Agencies from three countries target tech support scams

Bogus tech support operations in India and elsewhere told PC owners their computers were infected with malware
  • Grant Gross (IDG News Service)
  • — 03 October, 2012 16:55

Consumer protection agencies from the U.S., Canada and Australia have filed complaints against a group of companies allegedly calling computer owners, telling them their PCs were riddled with malware and selling them bogus fixes for up to US$450.

The U.S. Federal Trade Commission, the Australia Communication and Media Authority and the Canadian Radio-Television and Telecommunications Commission announced Tuesday they have taken action against the fake tech support operations, many of them based in India.

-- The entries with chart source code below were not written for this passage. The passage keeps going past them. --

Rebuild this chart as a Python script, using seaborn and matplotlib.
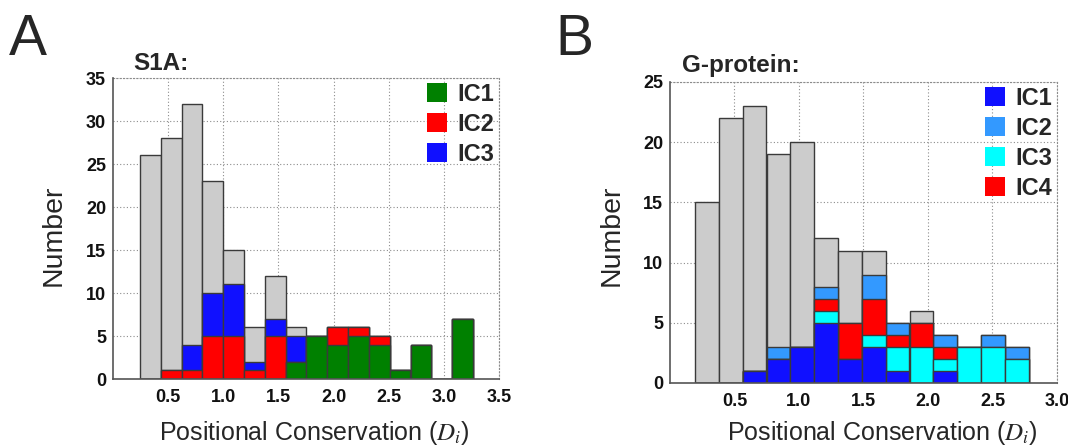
import numpy as np
import pandas as pd
import matplotlib
matplotlib.use("Agg")
import matplotlib.pyplot as plt
from matplotlib.patches import Patch
import seaborn as sns

# ---------------- data ----------------
# Panel A (S1A) - bin centres of positional conservation
a_centers = [0.339, 0.528, 0.716, 0.905, 1.094, 1.282, 1.471, 1.660,
             1.848, 2.037, 2.226, 2.414, 2.603, 2.792, 2.980, 3.169]
a_total = [26, 28, 32, 23, 15, 6, 12, 6, 5, 6, 6, 5, 1, 4, 0, 7]
a_ic1 = [0, 0, 0, 0, 0, 0, 0, 2, 5, 4, 5, 4, 1, 4, 0, 7]
a_ic2 = [0, 1, 1, 5, 5, 1, 5, 0, 0, 2, 1, 1, 0, 0, 0, 0]
a_ic3 = [0, 0, 3, 5, 6, 1, 2, 3, 0, 0, 0, 0, 0, 0, 0, 0]
a_labels = ["IC1", "IC2", "IC3"]
a_xticks = [0.5, 1.0, 1.5, 2.0, 2.5, 3.0, 3.5]
a_yticks = [0, 5, 10, 15, 20, 25, 30, 35]

# Panel B (G-protein)
b_centers = [0.286, 0.471, 0.656, 0.841, 1.025, 1.210, 1.395, 1.579,
             1.764, 1.949, 2.133, 2.318, 2.503, 2.688]
b_total = [15, 22, 23, 19, 20, 12, 11, 11, 5, 6, 4, 3, 4, 3]
b_ic1 = [0, 0, 1, 2, 3, 5, 2, 3, 1, 0, 1, 0, 0, 0]
b_ic2 = [0, 0, 0, 1, 0, 1, 0, 2, 1, 0, 1, 0, 1, 1]
b_ic3 = [0, 0, 0, 0, 0, 1, 0, 1, 2, 3, 1, 3, 3, 2]
b_ic4 = [0, 0, 0, 0, 0, 1, 3, 3, 1, 2, 1, 0, 0, 0]
b_labels = ["IC1", "IC2", "IC3", "IC4"]
b_xticks = [0.5, 1.0, 1.5, 2.0, 2.5, 3.0]
b_yticks = [0, 5, 10, 15, 20, 25]

# ---------------- style ----------------
sns.set_theme(style="white")
plt.rcParams['font.family'] = ['Liberation Sans', 'DejaVu Sans']
plt.rcParams['mathtext.fontset'] = 'stix'

GRAY = "#cccccc"
GREEN = "#008000"
RED = "#ff0000"
BLUE = "#1010ff"
LBLUE = "#3399ff"
CYAN = "#00ffff"
EDGE = "#3a3a3a"

fig = plt.figure(figsize=(10.68, 4.46), dpi=100)
axA = fig.add_axes([0.1058, 0.1502, 0.3614, 0.6749])
axB = fig.add_axes([0.6273, 0.1413, 0.3624, 0.6749])


def stacked(ax, centers, total, layers, colors):
    df = pd.DataFrame({"x": centers, "total": total})
    sns.barplot(data=df, x="x", y="total", native_scale=True, width=1.0,
                color=GRAY, edgecolor=EDGE, linewidth=1.0, saturation=1,
                errorbar=None, ax=ax, zorder=3)
    cum = np.cumsum(np.array(layers), axis=0)
    for i in range(len(layers) - 1, -1, -1):
        d = pd.DataFrame({"x": centers, "y": cum[i]})
        sns.barplot(data=d, x="x", y="y", native_scale=True, width=1.0,
                    color=colors[i], edgecolor=EDGE, linewidth=1.0,
                    saturation=1, errorbar=None, ax=ax, zorder=3)


def style(ax, xlim, ylim, xticks, yticks, xlab_xy, ylab_xy):
    ax.set_xlim(*xlim)
    ax.set_ylim(*ylim)
    ax.set_xticks(xticks)
    ax.set_yticks(yticks)
    ax.set_xticklabels([f"{t:.1f}" for t in xticks], fontweight="bold", fontsize=13)
    ax.set_yticklabels([str(t) for t in yticks], fontweight="bold", fontsize=13)
    ax.tick_params(axis="both", length=0, pad=5, colors="#111111")
    ax.tick_params(axis="x", pad=7)
    ax.grid(True, linestyle=(0, (1, 2)), color="#8c8c8c", linewidth=0.8, zorder=0)
    ax.set_axisbelow(True)
    for s in ["left", "bottom"]:
        ax.spines[s].set_color("#555555")
        ax.spines[s].set_linewidth(1.2)
        ax.spines[s].set_zorder(5)
    for s in ["top", "right"]:
        ax.spines[s].set_color("#8c8c8c")
        ax.spines[s].set_linewidth(0.8)
        ax.spines[s].set_linestyle((0, (1, 2)))
    ax.set_xlabel(r"Positional Conservation ($D_i$)", fontsize=18)
    ax.set_ylabel("Number", fontsize=20.5)
    ax.xaxis.set_label_coords(*xlab_xy)
    ax.yaxis.set_label_coords(*ylab_xy)


stacked(axA, a_centers, a_total, [a_ic1, a_ic2, a_ic3], [GREEN, RED, BLUE])
style(axA, (0, 3.5), (0, 35), a_xticks, a_yticks, (0.523, -0.133), (-0.119, 0.478))
stacked(axB, b_centers, b_total, [b_ic1, b_ic3, b_ic4, b_ic2], [BLUE, CYAN, RED, LBLUE])
style(axB, (0, 3.0), (0, 25), b_xticks, b_yticks, (0.548, -0.12), (-0.116, 0.49))

legA = [Patch(facecolor=c, edgecolor="none") for c in [GREEN, RED, BLUE]]
axA.legend(legA, a_labels, loc="upper right", bbox_to_anchor=(1.0, 1.0),
           frameon=False, prop={"weight": "bold", "size": 17},
           handlelength=0.85, handleheight=0.85, handletextpad=0.45,
           labelspacing=0.3, borderaxespad=0.1, borderpad=0.1)
legB = [Patch(facecolor=c, edgecolor="none") for c in [BLUE, LBLUE, CYAN, RED]]
axB.legend(legB, b_labels, loc="upper right", bbox_to_anchor=(1.0, 1.0),
           frameon=False, prop={"weight": "bold", "size": 17},
           handlelength=0.85, handleheight=0.85, handletextpad=0.45,
           labelspacing=0.3, borderaxespad=0.1, borderpad=0.1)

fig.text(9 / 1068, 1 - 55 / 446, "A", fontsize=41, va="baseline", ha="left")
fig.text(555 / 1068, 1 - 55 / 446, "B", fontsize=41, va="baseline", ha="left")
fig.text(133 / 1068, 1 - 70 / 446, "S1A:", fontsize=17.5, fontweight="bold",
         va="baseline", ha="left")
fig.text(682 / 1068, 1 - 72 / 446, "G-protein:", fontsize=17.5, fontweight="bold",
         va="baseline", ha="left")

fig.savefig("out.png", dpi=100)
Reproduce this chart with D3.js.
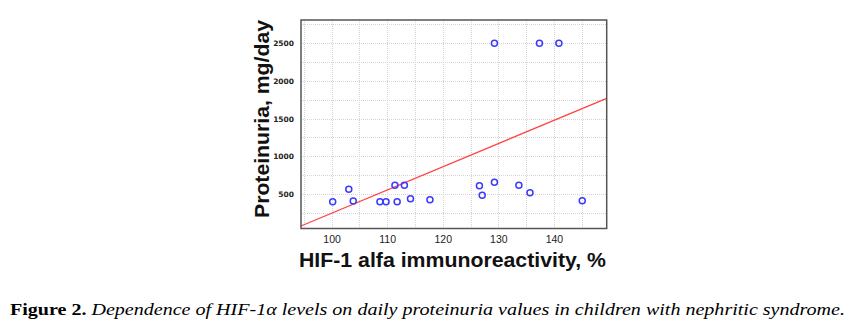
<!DOCTYPE html>
<html>
<head>
<meta charset="utf-8">
<script src="https://cdn.jsdelivr.net/npm/d3@7"></script>
<style>
  html, body { margin: 0; padding: 0; background: #fff; }
  svg { display: block; }
</style>
</head>
<body>
<svg id="chart" width="858" height="332"></svg>
<script>
// ---- data ----
const hifValues = [100.2, 103.1, 103.9, 108.7, 109.8, 111.4, 111.8, 113.1, 114.2, 117.7,
                   126.6, 127.1, 129.3, 133.7, 135.7, 145.1, 129.3, 137.4, 140.9];
const proteinuriaValues = [398, 563, 407, 398, 398, 616, 398, 616, 438, 425,
                           610, 483, 656, 616, 518, 411, 2500, 2500, 2500];
const fitLineX = [94.5, 149.5];
const fitLineY = [75, 1770];
const xTickLabels = [100, 110, 120, 130, 140];
const yTickLabels = [500, 1000, 1500, 2000, 2500];
const xGridValues = [95, 100, 105, 110, 115, 120, 125, 130, 135, 140, 145];
const yGridValues = [250, 500, 750, 1000, 1250, 1500, 1750, 2000, 2250, 2500, 2750];
const xAxisTitle = "HIF-1 alfa immunoreactivity, %";
const yAxisTitle = "Proteinuria, mg/day";
const captionBold = "Figure 2.";
const captionItalic = " Dependence of HIF-1α levels on daily proteinuria values in children with nephritic syndrome.";

// ---- layout ----
const svg = d3.select("#chart");
const L = 301, R = 606.7, T = 20, B = 228.5;
const x = d3.scaleLinear().domain([94.5, 149.5]).range([L, R]);
const y = d3.scaleLinear().domain([42, 2809]).range([B, T]);

// grid
const grid = svg.append("g").attr("stroke", "#d4d4d4").attr("stroke-width", 1).attr("stroke-dasharray", "1,1");
grid.selectAll("line.v").data(xGridValues).join("line")
  .attr("x1", d => Math.round(x(d)) + 0.5).attr("x2", d => Math.round(x(d)) + 0.5)
  .attr("y1", T).attr("y2", B);
grid.selectAll("line.h").data(yGridValues).join("line")
  .attr("y1", d => Math.round(y(d)) + 0.5).attr("y2", d => Math.round(y(d)) + 0.5)
  .attr("x1", L).attr("x2", R);

// regression line
svg.append("line")
  .attr("x1", x(fitLineX[0])).attr("y1", y(fitLineY[0]))
  .attr("x2", x(fitLineX[1])).attr("y2", y(fitLineY[1]))
  .attr("stroke", "#ff4444").attr("stroke-width", 1.3);

// points
svg.append("g").selectAll("circle").data(hifValues.map((h, i) => [h, proteinuriaValues[i]])).join("circle")
  .attr("cx", d => x(d[0])).attr("cy", d => y(d[1])).attr("r", 3)
  .attr("fill", "none").attr("stroke", "#3a3aff").attr("stroke-width", 1.5);

// frame
svg.append("rect").attr("x", L).attr("y", T).attr("width", R - L).attr("height", B - T)
  .attr("fill", "none").attr("stroke", "#555").attr("stroke-width", 1.5);

// axes (labels only, via d3 axes)
const xAxis = d3.axisBottom(x).tickValues(xTickLabels).tickSize(0).tickPadding(7).tickFormat(d3.format("d"));
const gx = svg.append("g").attr("transform", `translate(0,${B})`).call(xAxis);
gx.select(".domain").remove();
gx.selectAll("text").attr("font-family", "Arial, 'Liberation Sans', sans-serif").attr("font-size", 10.5).attr("fill", "#222");

const yAxis = d3.axisLeft(y).tickValues(yTickLabels).tickSize(0).tickPadding(7).tickFormat(d3.format("d"));
const gy = svg.append("g").attr("transform", `translate(${L},0)`).call(yAxis);
gy.select(".domain").remove();
gy.selectAll("text").attr("font-family", "'DejaVu Sans', Arial, sans-serif").attr("font-weight", "bold")
  .attr("font-size", 7.5).attr("fill", "#222");

// axis titles
svg.append("text").attr("x", 299).attr("y", 267)
  .attr("font-family", "Arial, 'Liberation Sans', sans-serif").attr("font-weight", "bold").attr("font-size", 20)
  .attr("textLength", 307).attr("lengthAdjust", "spacingAndGlyphs").attr("fill", "#111")
  .text(xAxisTitle);

svg.append("text").attr("transform", "translate(269,218) rotate(-90)")
  .attr("font-family", "Arial, 'Liberation Sans', sans-serif").attr("font-weight", "bold").attr("font-size", 21)
  .attr("textLength", 198).attr("lengthAdjust", "spacingAndGlyphs").attr("fill", "#111")
  .text(yAxisTitle);

// caption
const cap = svg.append("text").attr("x", 10).attr("y", 315)
  .attr("font-family", "'Liberation Serif', 'Times New Roman', serif").attr("font-size", 16).attr("fill", "#000")
  .attr("textLength", 835).attr("lengthAdjust", "spacingAndGlyphs");
cap.append("tspan").attr("font-weight", "bold").text(captionBold);
cap.append("tspan").attr("font-style", "italic").text(captionItalic);
</script>
</body>
</html>
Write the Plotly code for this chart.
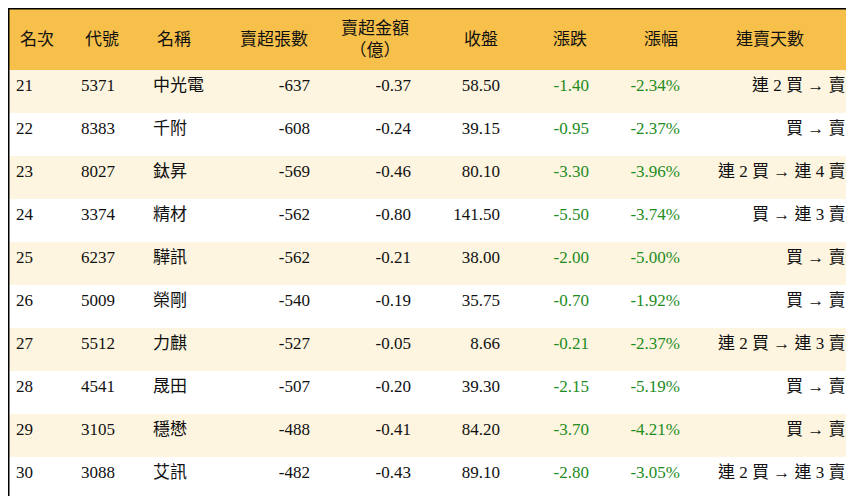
import plotly.graph_objects as go

headers = ["名次", "代號", "名稱", "賣超張數", "賣超金額<br>（億）", "收盤", "漲跌", "漲幅", "連賣天數"]
rank = [21, 22, 23, 24, 25, 26, 27, 28, 29, 30]
code = ["5371", "8383", "8027", "3374", "6237", "5009", "5512", "4541", "3105", "3088"]
name = ["中光電", "千附", "鈦昇", "精材", "驊訊", "榮剛", "力麒", "晟田", "穩懋", "艾訊"]
net_sell = [-637, -608, -569, -562, -562, -540, -527, -507, -488, -482]
amount = [-0.37, -0.24, -0.46, -0.80, -0.21, -0.19, -0.05, -0.20, -0.41, -0.43]
close = [58.50, 39.15, 80.10, 141.50, 38.00, 35.75, 8.66, 39.30, 84.20, 89.10]
change = [-1.40, -0.95, -3.30, -5.50, -2.00, -0.70, -0.21, -2.15, -3.70, -2.80]
pct = [-2.34, -2.37, -3.96, -3.74, -5.00, -1.92, -2.37, -5.19, -4.21, -3.05]
streak = ["連 2 買 → 賣", "買 → 賣", "連 2 買 → 連 4 賣", "買 → 連 3 賣", "買 → 賣",
          "買 → 賣", "連 2 買 → 連 3 賣", "買 → 賣", "買 → 賣", "連 2 買 → 連 3 賣"]

W, H = 854, 496
HEADER_H = 62
green = "#1E8C1E"
black = "#111111"
row_fill = ["#FDF5DF" if i % 2 == 0 else "#FFFFFF" for i in range(len(rank))]
font = "Liberation Serif, Noto Sans CJK TC, serif"

cols = [
    [str(v) for v in rank],
    code,
    name,
    [f"{v:d}" for v in net_sell],
    [f"{v:.2f}" for v in amount],
    [f"{v:.2f}" for v in close],
    [f"{v:.2f}" for v in change],
    [f"{v:.2f}%" for v in pct],
    [s + "\u00a0\u00a0" for s in streak],
]
colors = [black] * 6 + [green, green, black]
widths = [65, 72, 73, 100, 101, 89, 89, 91, 174]

fig = go.Figure(go.Table(
    columnwidth=widths,
    header=dict(values=[""] * 9, fill_color="#F6C04B", height=HEADER_H, line=dict(width=0)),
    cells=dict(values=cols, fill_color=[row_fill] * 9, height=43,
               align=["left", "left", "left", "right", "right", "right", "right", "right", "right"],
               font=dict(family=font, size=17, color=[[c] * 10 for c in colors]),
               line=dict(width=0)),
    domain=dict(x=[0, 1], y=[0, 1]),
))

# header labels, vertically centred
edges = [0]
for w in widths:
    edges.append(edges[-1] + w)
hdr_align = ["left", "left", "left", "right", "right", "right", "right", "right", "center"]
for i, h in enumerate(headers):
    if hdr_align[i] == "left":
        x, xa = edges[i] + 10, "left"
    elif hdr_align[i] == "right":
        x, xa = edges[i + 1] - 8, "right"
    else:
        x, xa = (edges[i] + edges[i + 1]) / 2 - 5, "center"
    fig.add_annotation(x=x / W, y=1 - (HEADER_H / 2) / H, xref="paper", yref="paper",
                       text=h, showarrow=False, xanchor=xa, yanchor="middle", align="center",
                       font=dict(family=font, size=17, color=black))

fig.add_shape(type="rect", xref="paper", yref="paper", x0=0, x1=1, y0=0, y1=1,
              line=dict(color="black", width=3))
fig.update_layout(width=W, height=H, margin=dict(l=0, r=0, t=0, b=0),
                  paper_bgcolor="white")
fig.write_html("out.html")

Officials from the three agencies said they've received thousands of complaints related to suspicious tech-support calls, with a potential loss to customers in the tens of millions of dollars.

At the request of the FTC, a judge in U.S. District Court for the Southern District of New York has ordered a halt to six alleged tech support scams, pending further hearings. The court also has frozen the assets of the operations and ordered their websites shut down, said Jon Leibowitz, the FTC's chairman.

When consumers get unsolicited tech support calls, they should hang up and report the call to consumer protection agencies and legitimate tech vendors, Leibowitz said. There has been a "recent rash" of tech support scams, he said at a press conference.

The scams are "outrageous and disturbing," Leibowitz said. "Today, we take a major step forward in standing up for consumers around the world."

The operations cold called PC users, often saying they were from a major tech vendor such as Microsoft, Dell or McAfee, officials said. The telemarketers told the consumers that their PCs had sent malware alerts to the vendor.

"Microsoft will never cold call a customer and ask for their credit card information to change them for a service they don't need," said Frank Torres, Microsoft's director of consumer affairs.

The operations target English-speaking consumers in the U.S., Canada, Australia, Ireland, New Zealand, and the U.K, the FTC said. Five of the six operations used telemarketing boiler rooms to call consumers, and the sixth lured consumers by placing ads with Google appearing when consumers searched for their computer company's tech support telephone number, the FTC said.

In some cases, the telemarketers directed the PC owner to common warnings in the computer's system log, incorrectly telling them those warnings indicated the presence of malware.

The telemarketers told consumers their PCs were in imminent threat of damage, and in one case, a telemarketer told a consumer the computer would blow up, officials said.

The scammers then offered to rid the computer of malware for fees ranging from $49 to $450, the FTC said. When consumers agreed to pay the fee, the telemarketers directed them to a website to download a software program that allowed the scammers remote access to the consumers' computers. Once the telemarketers took control of the consumers' computers, they supposedly removed the non-existent malware and downloaded otherwise free programs.

The FTC cases targeted 14 corporate defendants and 17 individual defendants in six legal filings. The Canadian agency has served two Indian companies with a notice of violations and fined the two more than $500,000.